• [Data records]
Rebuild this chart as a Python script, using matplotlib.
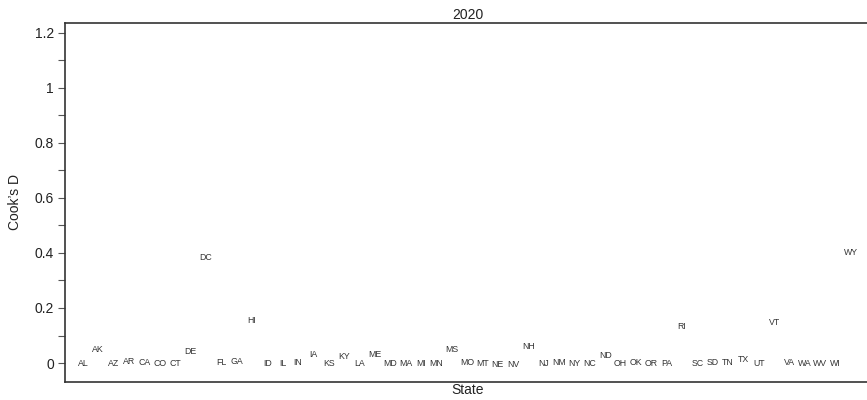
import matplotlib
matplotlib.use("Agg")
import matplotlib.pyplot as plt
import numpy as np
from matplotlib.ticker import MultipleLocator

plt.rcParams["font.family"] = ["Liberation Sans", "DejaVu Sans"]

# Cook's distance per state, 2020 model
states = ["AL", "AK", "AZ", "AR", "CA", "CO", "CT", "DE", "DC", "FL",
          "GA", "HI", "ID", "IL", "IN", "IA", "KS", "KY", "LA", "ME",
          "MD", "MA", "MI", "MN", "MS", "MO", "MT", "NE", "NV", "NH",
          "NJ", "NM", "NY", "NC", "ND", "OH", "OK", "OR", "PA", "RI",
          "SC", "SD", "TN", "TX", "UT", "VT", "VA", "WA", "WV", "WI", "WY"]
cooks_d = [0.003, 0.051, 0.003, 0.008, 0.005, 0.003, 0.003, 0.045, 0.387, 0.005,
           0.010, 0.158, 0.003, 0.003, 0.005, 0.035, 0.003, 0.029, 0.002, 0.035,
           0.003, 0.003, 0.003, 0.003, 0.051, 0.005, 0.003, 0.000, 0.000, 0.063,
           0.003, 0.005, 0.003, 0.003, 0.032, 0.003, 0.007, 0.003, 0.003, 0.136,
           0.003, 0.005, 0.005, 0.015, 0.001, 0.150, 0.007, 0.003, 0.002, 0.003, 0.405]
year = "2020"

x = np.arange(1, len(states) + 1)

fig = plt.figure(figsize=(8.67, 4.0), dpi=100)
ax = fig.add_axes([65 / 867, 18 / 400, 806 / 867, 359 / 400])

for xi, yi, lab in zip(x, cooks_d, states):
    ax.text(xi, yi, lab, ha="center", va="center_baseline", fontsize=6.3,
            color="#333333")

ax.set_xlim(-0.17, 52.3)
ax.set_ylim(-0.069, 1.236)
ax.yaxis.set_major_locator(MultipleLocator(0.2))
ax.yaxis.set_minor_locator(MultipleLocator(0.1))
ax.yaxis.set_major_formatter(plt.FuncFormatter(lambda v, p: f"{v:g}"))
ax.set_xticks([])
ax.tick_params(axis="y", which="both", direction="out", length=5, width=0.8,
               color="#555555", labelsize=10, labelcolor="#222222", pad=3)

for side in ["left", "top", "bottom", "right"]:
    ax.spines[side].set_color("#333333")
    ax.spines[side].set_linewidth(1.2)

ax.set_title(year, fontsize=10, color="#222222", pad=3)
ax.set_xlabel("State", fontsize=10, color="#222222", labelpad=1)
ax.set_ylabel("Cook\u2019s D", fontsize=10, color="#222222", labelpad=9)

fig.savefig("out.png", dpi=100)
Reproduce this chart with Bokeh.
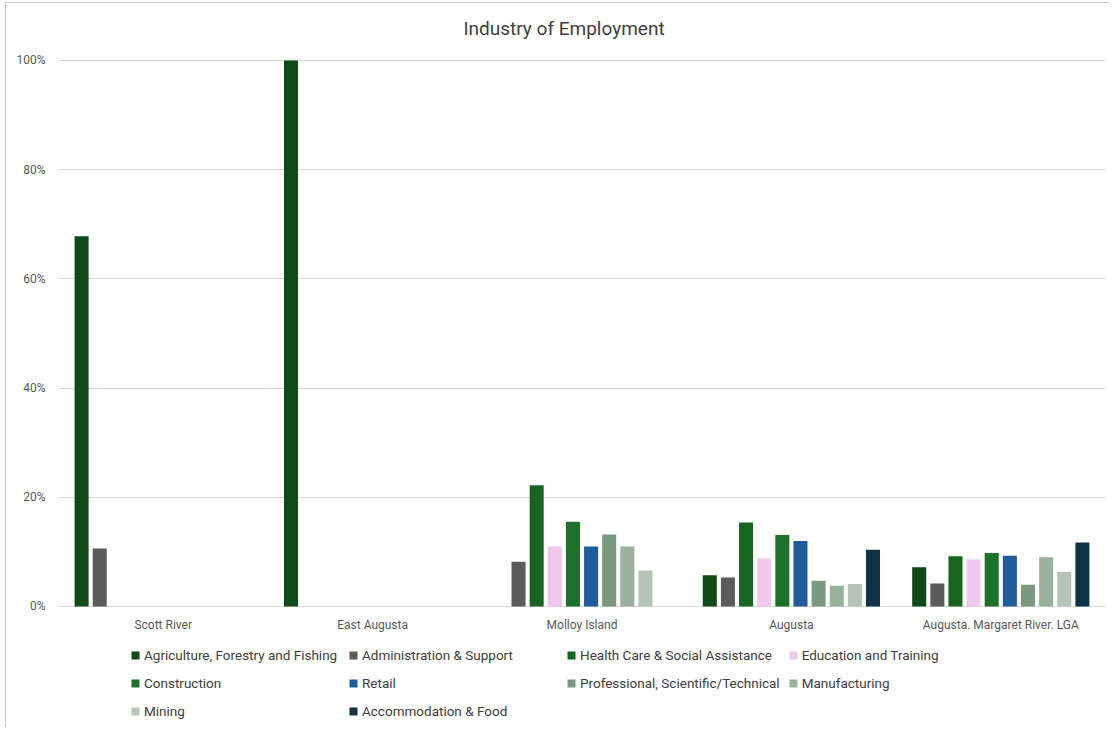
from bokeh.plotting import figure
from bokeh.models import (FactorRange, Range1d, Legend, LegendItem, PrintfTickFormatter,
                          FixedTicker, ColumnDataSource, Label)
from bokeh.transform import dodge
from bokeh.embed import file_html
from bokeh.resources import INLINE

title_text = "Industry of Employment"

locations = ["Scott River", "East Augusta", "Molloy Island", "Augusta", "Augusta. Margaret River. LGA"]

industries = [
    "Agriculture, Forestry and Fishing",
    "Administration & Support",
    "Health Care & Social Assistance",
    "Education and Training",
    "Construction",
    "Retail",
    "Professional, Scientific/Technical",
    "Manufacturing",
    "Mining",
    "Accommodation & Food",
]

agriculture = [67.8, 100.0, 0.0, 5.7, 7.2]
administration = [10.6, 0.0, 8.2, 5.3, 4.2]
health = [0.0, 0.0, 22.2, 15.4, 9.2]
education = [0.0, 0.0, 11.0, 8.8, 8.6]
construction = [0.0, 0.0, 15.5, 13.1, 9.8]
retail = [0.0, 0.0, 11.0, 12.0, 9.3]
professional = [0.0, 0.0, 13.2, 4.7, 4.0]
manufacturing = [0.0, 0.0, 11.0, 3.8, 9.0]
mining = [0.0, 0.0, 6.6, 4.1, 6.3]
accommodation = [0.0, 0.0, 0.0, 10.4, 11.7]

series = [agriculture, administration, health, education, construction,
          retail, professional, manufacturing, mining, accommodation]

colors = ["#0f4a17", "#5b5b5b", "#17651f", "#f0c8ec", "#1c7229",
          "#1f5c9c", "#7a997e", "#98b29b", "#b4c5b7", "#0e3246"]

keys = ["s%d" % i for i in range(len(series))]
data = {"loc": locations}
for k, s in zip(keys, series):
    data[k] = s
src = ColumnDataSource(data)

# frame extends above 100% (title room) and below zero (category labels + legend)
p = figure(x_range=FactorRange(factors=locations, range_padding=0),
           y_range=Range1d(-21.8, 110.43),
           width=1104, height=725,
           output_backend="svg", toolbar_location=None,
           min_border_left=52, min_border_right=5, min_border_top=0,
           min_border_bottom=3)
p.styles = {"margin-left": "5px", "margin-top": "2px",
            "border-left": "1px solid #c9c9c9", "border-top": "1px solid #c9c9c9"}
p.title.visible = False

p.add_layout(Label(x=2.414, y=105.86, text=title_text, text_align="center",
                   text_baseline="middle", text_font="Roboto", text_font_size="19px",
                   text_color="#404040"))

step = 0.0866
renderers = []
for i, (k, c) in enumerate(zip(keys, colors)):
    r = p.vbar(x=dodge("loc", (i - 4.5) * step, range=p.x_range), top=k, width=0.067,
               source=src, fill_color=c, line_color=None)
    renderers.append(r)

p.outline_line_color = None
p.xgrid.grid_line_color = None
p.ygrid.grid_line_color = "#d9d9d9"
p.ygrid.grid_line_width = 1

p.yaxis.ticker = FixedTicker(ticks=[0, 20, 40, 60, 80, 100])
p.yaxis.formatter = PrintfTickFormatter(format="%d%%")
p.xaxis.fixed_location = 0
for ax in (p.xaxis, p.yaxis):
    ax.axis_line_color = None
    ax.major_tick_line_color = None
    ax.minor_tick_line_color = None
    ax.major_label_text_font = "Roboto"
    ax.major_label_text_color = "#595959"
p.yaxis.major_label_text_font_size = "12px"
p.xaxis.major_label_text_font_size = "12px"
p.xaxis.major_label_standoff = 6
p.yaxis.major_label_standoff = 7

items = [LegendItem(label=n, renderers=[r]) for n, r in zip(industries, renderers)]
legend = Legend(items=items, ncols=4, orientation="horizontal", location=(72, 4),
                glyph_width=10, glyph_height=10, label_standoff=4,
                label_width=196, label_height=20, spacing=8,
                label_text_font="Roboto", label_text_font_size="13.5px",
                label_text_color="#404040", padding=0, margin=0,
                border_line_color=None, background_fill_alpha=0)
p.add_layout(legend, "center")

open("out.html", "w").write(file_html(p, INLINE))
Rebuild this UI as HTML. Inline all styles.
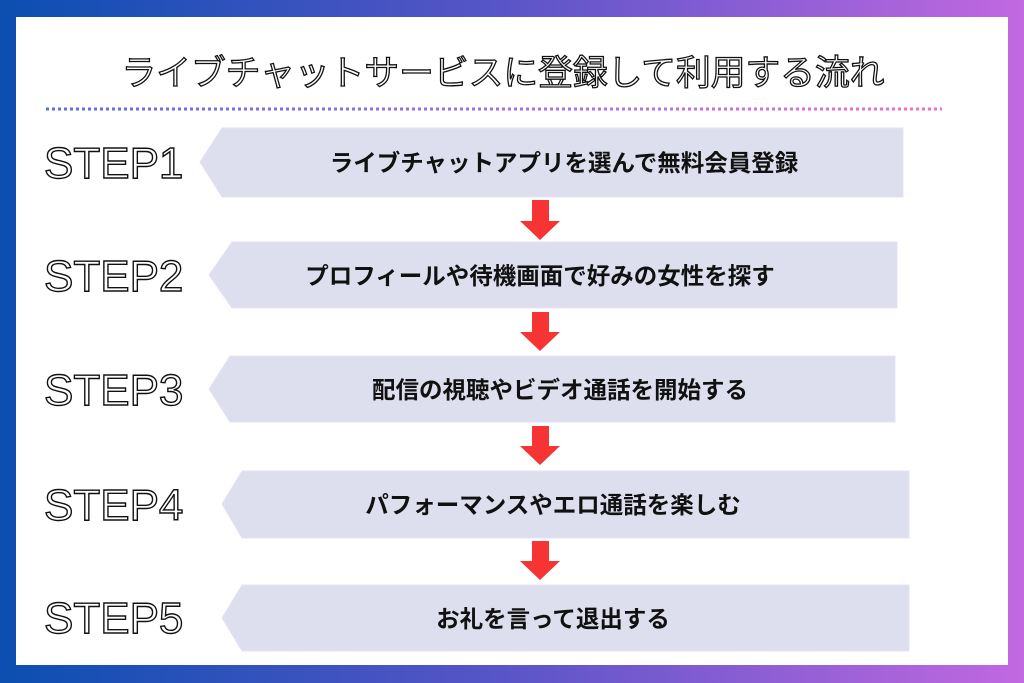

• [What is asked]
Go through the listing above and write it all out exactly, leaving out any picture.

• [Response to this task]
Rebuild this chart as a Python script, using matplotlib.
import matplotlib
matplotlib.use("Agg")
import matplotlib.pyplot as plt
import numpy as np
from matplotlib.ticker import MultipleLocator

plt.rcParams["font.family"] = ["Liberation Sans", "DejaVu Sans"]

# Cook's distance per state, 2020 model
states = ["AL", "AK", "AZ", "AR", "CA", "CO", "CT", "DE", "DC", "FL",
          "GA", "HI", "ID", "IL", "IN", "IA", "KS", "KY", "LA", "ME",
          "MD", "MA", "MI", "MN", "MS", "MO", "MT", "NE", "NV", "NH",
          "NJ", "NM", "NY", "NC", "ND", "OH", "OK", "OR", "PA", "RI",
          "SC", "SD", "TN", "TX", "UT", "VT", "VA", "WA", "WV", "WI", "WY"]
cooks_d = [0.003, 0.051, 0.003, 0.008, 0.005, 0.003, 0.003, 0.045, 0.387, 0.005,
           0.010, 0.158, 0.003, 0.003, 0.005, 0.035, 0.003, 0.029, 0.002, 0.035,
           0.003, 0.003, 0.003, 0.003, 0.051, 0.005, 0.003, 0.000, 0.000, 0.063,
           0.003, 0.005, 0.003, 0.003, 0.032, 0.003, 0.007, 0.003, 0.003, 0.136,
           0.003, 0.005, 0.005, 0.015, 0.001, 0.150, 0.007, 0.003, 0.002, 0.003, 0.405]
year = "2020"

x = np.arange(1, len(states) + 1)

fig = plt.figure(figsize=(8.67, 4.0), dpi=100)
ax = fig.add_axes([65 / 867, 18 / 400, 806 / 867, 359 / 400])

for xi, yi, lab in zip(x, cooks_d, states):
    ax.text(xi, yi, lab, ha="center", va="center_baseline", fontsize=6.3,
            color="#333333")

ax.set_xlim(-0.17, 52.3)
ax.set_ylim(-0.069, 1.236)
ax.yaxis.set_major_locator(MultipleLocator(0.2))
ax.yaxis.set_minor_locator(MultipleLocator(0.1))
ax.yaxis.set_major_formatter(plt.FuncFormatter(lambda v, p: f"{v:g}"))
ax.set_xticks([])
ax.tick_params(axis="y", which="both", direction="out", length=5, width=0.8,
               color="#555555", labelsize=10, labelcolor="#222222", pad=3)

for side in ["left", "top", "bottom", "right"]:
    ax.spines[side].set_color("#333333")
    ax.spines[side].set_linewidth(1.2)

ax.set_title(year, fontsize=10, color="#222222", pad=3)
ax.set_xlabel("State", fontsize=10, color="#222222", labelpad=1)
ax.set_ylabel("Cook\u2019s D", fontsize=10, color="#222222", labelpad=9)

fig.savefig("out.png", dpi=100)
Reproduce this chart with Bokeh.
from bokeh.plotting import figure
from bokeh.models import (FactorRange, Range1d, Legend, LegendItem, PrintfTickFormatter,
                          FixedTicker, ColumnDataSource, Label)
from bokeh.transform import dodge
from bokeh.embed import file_html
from bokeh.resources import INLINE

title_text = "Industry of Employment"

locations = ["Scott River", "East Augusta", "Molloy Island", "Augusta", "Augusta. Margaret River. LGA"]

industries = [
    "Agriculture, Forestry and Fishing",
    "Administration & Support",
    "Health Care & Social Assistance",
    "Education and Training",
    "Construction",
    "Retail",
    "Professional, Scientific/Technical",
    "Manufacturing",
    "Mining",
    "Accommodation & Food",
]

agriculture = [67.8, 100.0, 0.0, 5.7, 7.2]
administration = [10.6, 0.0, 8.2, 5.3, 4.2]
health = [0.0, 0.0, 22.2, 15.4, 9.2]
education = [0.0, 0.0, 11.0, 8.8, 8.6]
construction = [0.0, 0.0, 15.5, 13.1, 9.8]
retail = [0.0, 0.0, 11.0, 12.0, 9.3]
professional = [0.0, 0.0, 13.2, 4.7, 4.0]
manufacturing = [0.0, 0.0, 11.0, 3.8, 9.0]
mining = [0.0, 0.0, 6.6, 4.1, 6.3]
accommodation = [0.0, 0.0, 0.0, 10.4, 11.7]

series = [agriculture, administration, health, education, construction,
          retail, professional, manufacturing, mining, accommodation]

colors = ["#0f4a17", "#5b5b5b", "#17651f", "#f0c8ec", "#1c7229",
          "#1f5c9c", "#7a997e", "#98b29b", "#b4c5b7", "#0e3246"]

keys = ["s%d" % i for i in range(len(series))]
data = {"loc": locations}
for k, s in zip(keys, series):
    data[k] = s
src = ColumnDataSource(data)

# frame extends above 100% (title room) and below zero (category labels + legend)
p = figure(x_range=FactorRange(factors=locations, range_padding=0),
           y_range=Range1d(-21.8, 110.43),
           width=1104, height=725,
           output_backend="svg", toolbar_location=None,
           min_border_left=52, min_border_right=5, min_border_top=0,
           min_border_bottom=3)
p.styles = {"margin-left": "5px", "margin-top": "2px",
            "border-left": "1px solid #c9c9c9", "border-top": "1px solid #c9c9c9"}
p.title.visible = False

p.add_layout(Label(x=2.414, y=105.86, text=title_text, text_align="center",
                   text_baseline="middle", text_font="Roboto", text_font_size="19px",
                   text_color="#404040"))

step = 0.0866
renderers = []
for i, (k, c) in enumerate(zip(keys, colors)):
    r = p.vbar(x=dodge("loc", (i - 4.5) * step, range=p.x_range), top=k, width=0.067,
               source=src, fill_color=c, line_color=None)
    renderers.append(r)

p.outline_line_color = None
p.xgrid.grid_line_color = None
p.ygrid.grid_line_color = "#d9d9d9"
p.ygrid.grid_line_width = 1

p.yaxis.ticker = FixedTicker(ticks=[0, 20, 40, 60, 80, 100])
p.yaxis.formatter = PrintfTickFormatter(format="%d%%")
p.xaxis.fixed_location = 0
for ax in (p.xaxis, p.yaxis):
    ax.axis_line_color = None
    ax.major_tick_line_color = None
    ax.minor_tick_line_color = None
    ax.major_label_text_font = "Roboto"
    ax.major_label_text_color = "#595959"
p.yaxis.major_label_text_font_size = "12px"
p.xaxis.major_label_text_font_size = "12px"
p.xaxis.major_label_standoff = 6
p.yaxis.major_label_standoff = 7

items = [LegendItem(label=n, renderers=[r]) for n, r in zip(industries, renderers)]
legend = Legend(items=items, ncols=4, orientation="horizontal", location=(72, 4),
                glyph_width=10, glyph_height=10, label_standoff=4,
                label_width=196, label_height=20, spacing=8,
                label_text_font="Roboto", label_text_font_size="13.5px",
                label_text_color="#404040", padding=0, margin=0,
                border_line_color=None, background_fill_alpha=0)
p.add_layout(legend, "center")

open("out.html", "w").write(file_html(p, INLINE))
Rebuild this UI as HTML. Inline all styles.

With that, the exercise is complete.